CHCH News learned that premier Ford had to undergo an emergency dental procedure, so Ontario’s Minister of Labour Monte McNaughton had to step in during a pre-election campaign stop in London.
McNaughton said, “we’re planning to move WSIB’s head office to London” adding that the PC party’s plan will gradually move thousands of jobs to London and “give workers here [London] access to good jobs close to home so families won’t have to abandon their hometowns to serve our province.”

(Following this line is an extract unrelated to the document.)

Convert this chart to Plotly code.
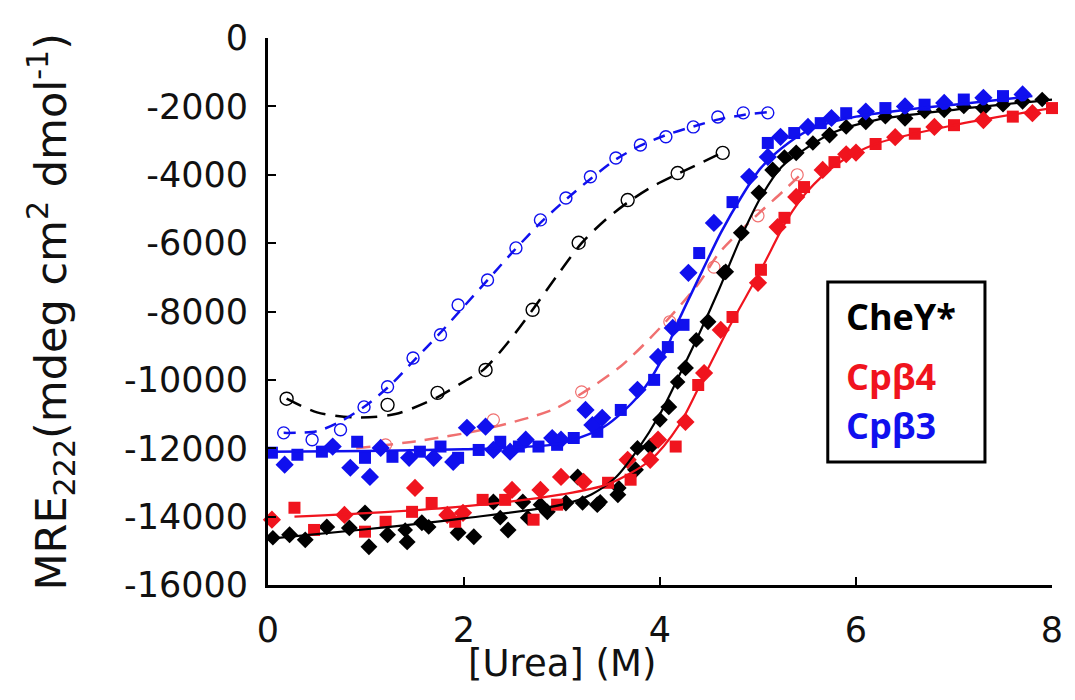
import plotly.graph_objects as go

# ---- CheY* (filled, two replicates) ----
chey_d_x = [0.22, 0.38, 0.6, 0.83, 0.99, 1.03, 1.22, 1.42, 1.57, 1.94, 2.1, 2.3, 2.45, 2.6, 2.85, 3.04, 3.16, 3.36, 3.57, 3.75, 3.9, 4.09, 4.26, 4.49, 4.67, 4.83, 5.01, 5.15, 5.39, 5.73, 6.1, 6.5, 6.9, 7.3, 7.7]
chey_d_y = [-14530, -14680, -14300, -14330, -13890, -14880, -14530, -14740, -14180, -14470, -14590, -13570, -14390, -13570, -13860, -13600, -12840, -13650, -13360, -12630, -11950, -10790, -9650, -8300, -6840, -5700, -4530, -3860, -3360, -2840, -2450, -2350, -2100, -2050, -1850]
chey_s_x = [0.05, 1.4, 1.64, 2.37, 2.65, 2.78, 3.21, 3.39, 3.58, 3.77, 4.0, 4.18, 4.37, 4.65, 5.27, 5.56, 5.9, 6.3, 6.7, 7.1, 7.5, 7.9]
chey_s_y = [-14620, -14390, -14300, -14030, -14030, -13650, -13600, -13570, -13160, -11990, -11170, -10060, -8830, -6870, -3480, -3070, -2600, -2300, -2150, -2000, -1950, -1800]

# ---- Cpb4 (filled, two replicates) ----
cp4_s_x = [0.27, 0.47, 0.99, 1.2, 1.47, 1.67, 1.91, 2.19, 2.42, 2.71, 2.95, 3.47, 3.7, 4.16, 4.39, 4.74, 5.03, 5.27, 5.47, 5.78, 6.2, 6.6, 7.0, 7.6, 8.0]
cp4_s_y = [-13740, -14390, -14440, -14150, -13860, -13600, -14150, -13510, -13510, -14090, -13650, -13010, -12920, -11950, -10150, -8160, -6780, -5260, -4360, -3630, -3100, -2800, -2550, -2300, -2050]
cp4_d_x = [0.04, 0.78, 1.5, 1.83, 1.99, 2.49, 2.78, 2.99, 3.22, 3.67, 3.9, 3.98, 4.26, 4.45, 4.62, 5.0, 5.2, 5.39, 5.66, 5.9, 6.0, 6.4, 6.8, 7.3, 7.8]
cp4_d_y = [-14090, -13950, -13160, -13950, -13890, -13220, -13220, -12840, -12980, -12340, -12340, -11750, -11230, -9800, -8540, -7160, -5530, -4650, -3860, -3400, -3350, -2900, -2600, -2400, -2200]

# ---- Cpb3 (filled, two replicates) ----
cp3_s_x = [0.04, 0.3, 0.55, 0.91, 0.99, 1.27, 1.55, 1.76, 1.94, 2.15, 2.37, 2.56, 2.76, 2.95, 3.12, 3.36, 3.6, 3.94, 4.08, 4.24, 4.4, 4.74, 5.1, 5.37, 5.64, 5.9, 6.3, 6.7, 7.1, 7.5]
cp3_s_y = [-12130, -12190, -12100, -11810, -12280, -12250, -12100, -11950, -12280, -12050, -11810, -11950, -11950, -11900, -11700, -11520, -10880, -10000, -9040, -8390, -6290, -4800, -3070, -2780, -2490, -2200, -2050, -1950, -1800, -1700]
cp3_d_x = [0.17, 0.66, 0.84, 1.04, 1.15, 1.44, 1.69, 1.89, 2.03, 2.22, 2.3, 2.47, 2.63, 2.9, 2.99, 3.24, 3.31, 3.41, 3.77, 3.98, 4.13, 4.29, 4.55, 4.91, 5.1, 5.23, 5.51, 5.75, 6.1, 6.5, 6.9, 7.3, 7.7]
cp3_d_y = [-12480, -11950, -12570, -12840, -11990, -12280, -12280, -12400, -11400, -11370, -12050, -12100, -11750, -11700, -11750, -10880, -11320, -11110, -10290, -9330, -8480, -6870, -5410, -4060, -3480, -2890, -2600, -2340, -2150, -2000, -1900, -1750, -1650]

# ---- fitted transitions (solid) ----
chey_fit_x = [0, 1, 2, 3, 3.3, 3.55, 3.77, 4.0, 4.2, 4.4, 4.6, 4.83, 5.03, 5.24, 5.51, 5.78, 6.2, 7, 8]
chey_fit_y = [-14650, -14370, -14050, -13650, -13350, -12850, -12050, -11000, -9850, -8650, -7370, -5810, -4650, -3770, -3190, -2750, -2400, -2100, -1800]
cp4_fit_x = [0.27, 1, 2, 3, 3.47, 3.9, 4.2, 4.45, 4.69, 5.03, 5.3, 5.5, 5.8, 6.2, 7, 8]
cp4_fit_y = [-14000, -13900, -13700, -13350, -13050, -12350, -11300, -9900, -8540, -6780, -5300, -4500, -3700, -3100, -2550, -2050]
cp3_fit_x = [0, 1, 2, 2.5, 3, 3.43, 3.77, 4.0, 4.2, 4.45, 4.62, 4.83, 5.03, 5.31, 5.57, 6, 6.5, 7, 7.8]
cp3_fit_y = [-12100, -12080, -12030, -11980, -11850, -11370, -10500, -9500, -8200, -6700, -5700, -4650, -3800, -3070, -2630, -2300, -2100, -1950, -1700]

# ---- second condition (open circles, dashed fits) ----
chey_o_x = [0.19, 1.22, 1.73, 2.22, 2.70, 3.17, 3.67, 4.18, 4.64]
chey_o_y = [-10550, -10730, -10380, -9710, -7950, -5990, -4740, -3950, -3360]
chey_ofit_x = [0.19, 0.5, 0.9, 1.3, 1.7, 2.0, 2.2, 2.45, 2.7, 2.95, 3.2, 3.45, 3.7, 3.95, 4.2, 4.64]
chey_ofit_y = [-10550, -10950, -11100, -11000, -10550, -10050, -9700, -8900, -7950, -6950, -6000, -5300, -4750, -4300, -3950, -3350]

cp3_o_x = [0.16, 0.45, 0.74, 0.98, 1.22, 1.48, 1.76, 1.94, 2.24, 2.53, 2.78, 3.04, 3.29, 3.55, 3.8, 4.06, 4.34, 4.59, 4.85, 5.10]
cp3_o_y = [-11550, -11750, -11460, -10790, -10200, -9360, -8680, -7810, -7080, -6140, -5320, -4680, -4060, -3510, -3130, -2890, -2600, -2310, -2190, -2190]
cp3_ofit_x = [0.16, 0.5, 0.75, 1.0, 1.25, 1.5, 1.75, 2.0, 2.25, 2.5, 2.8, 3.05, 3.3, 3.55, 3.8, 4.05, 4.35, 4.6, 4.85, 5.1]
cp3_ofit_y = [-11550, -11500, -11200, -10750, -10150, -9400, -8650, -7850, -7050, -6250, -5350, -4700, -4100, -3550, -3150, -2850, -2580, -2380, -2250, -2170]

cp4_o_x = [1.2, 2.3, 3.2, 4.1, 4.55, 5.0, 5.4]
cp4_o_y = [-11900, -11170, -10350, -8300, -6700, -5200, -4000]
cp4_ofit_x = [0.9, 1.5, 2.2, 2.9, 3.2, 3.6, 4.0, 4.4, 4.6, 5.0, 5.25, 5.45]
cp4_ofit_y = [-12000, -11800, -11450, -10880, -10400, -9600, -8480, -7160, -6300, -5150, -4500, -3950]

# ---- axes ----
x_ticks = [0, 2, 4, 6, 8]
x_labels = ["0", "2", "4", "6", "8"]
y_ticks = [0, -2000, -4000, -6000, -8000, -10000, -12000, -14000, -16000]
y_labels = ["0", "-2000", "-4000", "-6000", "-8000", "-10000", "-12000", "-14000", "-16000"]

legend_names = ["CheY*", "Cp\u03b24", "Cp\u03b23"]

BLACK = "#000000"
RED = "#f0141e"
BLUE = "#1010ee"
RED_LIGHT = "#f07070"

fig = go.Figure()


def fit_line(x, y, color, dash=None, width=2.2):
    fig.add_trace(go.Scatter(
        x=x, y=y, mode="lines", line=dict(color=color, width=width, dash=dash, shape="spline", smoothing=0.8),
        cliponaxis=False, showlegend=False, hoverinfo="skip"))


def points(x, y, color, symbol, size, lw=0):
    marker = dict(symbol=symbol, size=size, color=color, line=dict(color=color, width=lw))
    fig.add_trace(go.Scatter(x=x, y=y, mode="markers", marker=marker,
                             cliponaxis=False, showlegend=False))


# dashed fits and open circles
fit_line(cp4_ofit_x, cp4_ofit_y, RED_LIGHT, dash="14px,9px", width=2.5)
points(cp4_o_x, cp4_o_y, RED_LIGHT, "circle-open", 12, lw=1.2)
fit_line(chey_ofit_x, chey_ofit_y, BLACK, dash="16px,10px", width=2.5)
points(chey_o_x, chey_o_y, BLACK, "circle-open", 13, lw=1.4)
fit_line(cp3_ofit_x, cp3_ofit_y, BLUE, dash="12px,9px", width=2.5)
points(cp3_o_x, cp3_o_y, BLUE, "circle-open", 12, lw=1.4)

# filled data
points(chey_d_x, chey_d_y, BLACK, "diamond", 13)
points(chey_s_x, chey_s_y, BLACK, "diamond", 12)
points(cp4_s_x, cp4_s_y, RED, "square", 12)
points(cp4_d_x, cp4_d_y, RED, "diamond", 14)
points(cp3_s_x, cp3_s_y, BLUE, "square", 12)
points(cp3_d_x, cp3_d_y, BLUE, "diamond", 14)

# solid fits
fit_line(chey_fit_x, chey_fit_y, BLACK, width=2.2)
fit_line(cp4_fit_x, cp4_fit_y, RED, width=2.2)
fit_line(cp3_fit_x, cp3_fit_y, BLUE, width=2.5)

tick_font = dict(family="DejaVu Sans", size=35, color="#111111")

fig.update_xaxes(range=[0, 8], tickmode="array", tickvals=x_ticks, ticktext=x_labels,
                 ticks="inside", ticklen=8, tickwidth=2, tickcolor="black",
                 showline=True, linewidth=3, linecolor="black", mirror=False,
                 showgrid=False, zeroline=False, tickfont=tick_font, ticklabelstandoff=12)
fig.update_yaxes(range=[-16000, 0], tickmode="array", tickvals=y_ticks, ticktext=y_labels,
                 ticks="inside", ticklen=8, tickwidth=2, tickcolor="black",
                 showline=True, linewidth=3, linecolor="black", mirror=False,
                 showgrid=False, zeroline=False, tickfont=tick_font, ticklabelstandoff=10)

# axis titles
fig.add_annotation(text="MRE<sub>222</sub>(mdeg cm<sup>2</sup> dmol<sup>-1</sup>)",
                   xref="paper", yref="paper", x=-0.278, y=0.5, textangle=-90,
                   showarrow=False, xanchor="center", yanchor="middle",
                   font=dict(family="DejaVu Sans", size=43, color="#111111"))
fig.add_annotation(text="[Urea] (M)", xref="paper", yref="paper", x=0.375, y=-0.143,
                   showarrow=False, xanchor="center", yanchor="middle",
                   font=dict(family="DejaVu Sans", size=37, color="#111111"))

# boxed key
fig.add_shape(type="rect", xref="paper", yref="paper", x0=0.714, x1=0.9145, y0=0.2249, y1=0.554,
              line=dict(color="black", width=3), fillcolor="white", layer="above")
for name, color, yy in zip(legend_names, [BLACK, RED, BLUE], [0.49, 0.381, 0.2925]):
    fig.add_annotation(text="<b>%s</b>" % name, xref="paper", yref="paper", x=0.735, y=yy,
                       showarrow=False, xanchor="left", yanchor="middle",
                       font=dict(family="Open Sans", size=36, color=color))

fig.update_layout(width=1075, height=700, margin=dict(l=268, r=23, t=38, b=115),
                  plot_bgcolor="white", paper_bgcolor="white", showlegend=False)

fig.write_html("out.html")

Liberal Leader Steven Del Duca said if elected as premier he’d ‘revolutionize’ the long-term care system. “Ontario Liberals will end for-profit long-term care with a target date of 2028 for a total over four years of just under four and a half billion dollars specifically to deliver on our home care guarantee for seniors,” Del Duca said.
Del Duca said he’d replace ‘warehouse-style’ long-term care homes with more residential spaces that resemble a typical family home.
At Queen’s Park, NDP Leader Andrea Horwath pitched the idea that the NDP party is the only option to get Ford out of office. “The liberals have like 8 MPPs, we’re the official opposition. We have 40 this time. Your best shot to defeat Doug Ford is to vote NDP,” Horwath said.
In his home riding of Guelph, Green Party Leader Mike Schreiner detailed how he would solve Ontario’s affordable housing crisis. Schreiner said the Green Party is committed to building 60,000 permanent supportive housing spaces adding, “on top of that, an additional 100,000 deeply affordable homes.”
CHCH News will air special election night coverage on June 2, 2022.